▸ **What to work on**: Please write the listing below out again exactly, leaving every picture behind.

▸ **Data**:
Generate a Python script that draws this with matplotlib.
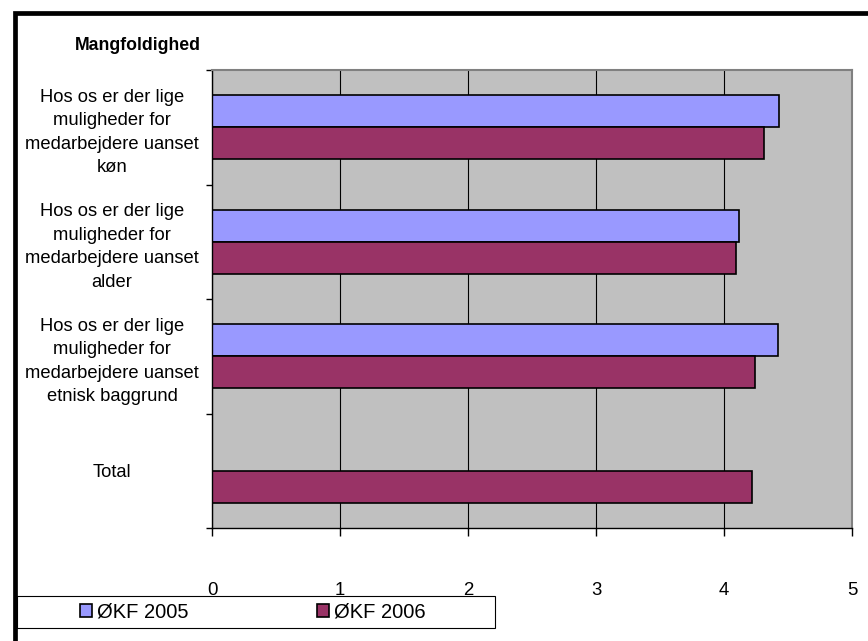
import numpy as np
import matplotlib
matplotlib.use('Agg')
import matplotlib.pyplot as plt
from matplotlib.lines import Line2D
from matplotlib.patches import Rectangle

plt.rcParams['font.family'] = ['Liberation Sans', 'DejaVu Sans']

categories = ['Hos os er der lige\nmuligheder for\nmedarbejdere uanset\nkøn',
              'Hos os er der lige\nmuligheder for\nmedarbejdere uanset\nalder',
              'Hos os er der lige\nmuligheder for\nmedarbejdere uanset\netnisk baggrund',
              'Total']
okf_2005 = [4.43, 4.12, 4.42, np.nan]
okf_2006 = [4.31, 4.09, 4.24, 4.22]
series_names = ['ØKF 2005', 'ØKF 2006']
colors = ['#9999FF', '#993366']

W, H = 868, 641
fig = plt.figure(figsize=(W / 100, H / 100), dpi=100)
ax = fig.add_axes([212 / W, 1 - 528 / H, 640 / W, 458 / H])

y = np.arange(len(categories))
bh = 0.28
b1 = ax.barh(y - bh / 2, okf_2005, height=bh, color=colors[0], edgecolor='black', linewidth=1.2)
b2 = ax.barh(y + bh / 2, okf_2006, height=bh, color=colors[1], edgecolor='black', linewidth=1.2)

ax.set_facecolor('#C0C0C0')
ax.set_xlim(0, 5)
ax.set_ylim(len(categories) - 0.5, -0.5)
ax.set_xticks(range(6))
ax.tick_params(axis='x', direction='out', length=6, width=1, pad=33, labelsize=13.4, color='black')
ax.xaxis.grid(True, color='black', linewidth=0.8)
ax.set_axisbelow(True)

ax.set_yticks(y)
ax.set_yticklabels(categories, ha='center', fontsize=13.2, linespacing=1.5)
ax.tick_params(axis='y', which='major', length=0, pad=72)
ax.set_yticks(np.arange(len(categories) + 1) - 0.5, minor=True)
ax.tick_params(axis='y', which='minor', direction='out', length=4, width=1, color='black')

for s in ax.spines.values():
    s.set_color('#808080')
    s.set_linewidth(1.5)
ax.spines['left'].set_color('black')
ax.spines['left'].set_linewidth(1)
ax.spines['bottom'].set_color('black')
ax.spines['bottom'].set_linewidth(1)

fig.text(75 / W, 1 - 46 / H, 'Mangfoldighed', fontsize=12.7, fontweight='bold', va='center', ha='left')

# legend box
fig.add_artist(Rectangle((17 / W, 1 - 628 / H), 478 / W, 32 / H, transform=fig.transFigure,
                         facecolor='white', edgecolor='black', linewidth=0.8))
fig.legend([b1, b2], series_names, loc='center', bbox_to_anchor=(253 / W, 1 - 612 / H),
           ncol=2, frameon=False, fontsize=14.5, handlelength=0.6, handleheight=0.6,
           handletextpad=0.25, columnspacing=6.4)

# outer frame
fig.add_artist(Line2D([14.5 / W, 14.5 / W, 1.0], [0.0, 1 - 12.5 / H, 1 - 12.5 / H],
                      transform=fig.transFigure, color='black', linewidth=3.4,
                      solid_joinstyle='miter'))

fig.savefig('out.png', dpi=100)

▸ **Full answer**:
Generate a Python script that draws this with matplotlib.
import numpy as np
import matplotlib
matplotlib.use('Agg')
import matplotlib.pyplot as plt
from matplotlib.lines import Line2D
from matplotlib.patches import Rectangle

plt.rcParams['font.family'] = ['Liberation Sans', 'DejaVu Sans']

categories = ['Hos os er der lige\nmuligheder for\nmedarbejdere uanset\nkøn',
              'Hos os er der lige\nmuligheder for\nmedarbejdere uanset\nalder',
              'Hos os er der lige\nmuligheder for\nmedarbejdere uanset\netnisk baggrund',
              'Total']
okf_2005 = [4.43, 4.12, 4.42, np.nan]
okf_2006 = [4.31, 4.09, 4.24, 4.22]
series_names = ['ØKF 2005', 'ØKF 2006']
colors = ['#9999FF', '#993366']

W, H = 868, 641
fig = plt.figure(figsize=(W / 100, H / 100), dpi=100)
ax = fig.add_axes([212 / W, 1 - 528 / H, 640 / W, 458 / H])

y = np.arange(len(categories))
bh = 0.28
b1 = ax.barh(y - bh / 2, okf_2005, height=bh, color=colors[0], edgecolor='black', linewidth=1.2)
b2 = ax.barh(y + bh / 2, okf_2006, height=bh, color=colors[1], edgecolor='black', linewidth=1.2)

ax.set_facecolor('#C0C0C0')
ax.set_xlim(0, 5)
ax.set_ylim(len(categories) - 0.5, -0.5)
ax.set_xticks(range(6))
ax.tick_params(axis='x', direction='out', length=6, width=1, pad=33, labelsize=13.4, color='black')
ax.xaxis.grid(True, color='black', linewidth=0.8)
ax.set_axisbelow(True)

ax.set_yticks(y)
ax.set_yticklabels(categories, ha='center', fontsize=13.2, linespacing=1.5)
ax.tick_params(axis='y', which='major', length=0, pad=72)
ax.set_yticks(np.arange(len(categories) + 1) - 0.5, minor=True)
ax.tick_params(axis='y', which='minor', direction='out', length=4, width=1, color='black')

for s in ax.spines.values():
    s.set_color('#808080')
    s.set_linewidth(1.5)
ax.spines['left'].set_color('black')
ax.spines['left'].set_linewidth(1)
ax.spines['bottom'].set_color('black')
ax.spines['bottom'].set_linewidth(1)

fig.text(75 / W, 1 - 46 / H, 'Mangfoldighed', fontsize=12.7, fontweight='bold', va='center', ha='left')

# legend box
fig.add_artist(Rectangle((17 / W, 1 - 628 / H), 478 / W, 32 / H, transform=fig.transFigure,
                         facecolor='white', edgecolor='black', linewidth=0.8))
fig.legend([b1, b2], series_names, loc='center', bbox_to_anchor=(253 / W, 1 - 612 / H),
           ncol=2, frameon=False, fontsize=14.5, handlelength=0.6, handleheight=0.6,
           handletextpad=0.25, columnspacing=6.4)

# outer frame
fig.add_artist(Line2D([14.5 / W, 14.5 / W, 1.0], [0.0, 1 - 12.5 / H, 1 - 12.5 / H],
                      transform=fig.transFigure, color='black', linewidth=3.4,
                      solid_joinstyle='miter'))

fig.savefig('out.png', dpi=100)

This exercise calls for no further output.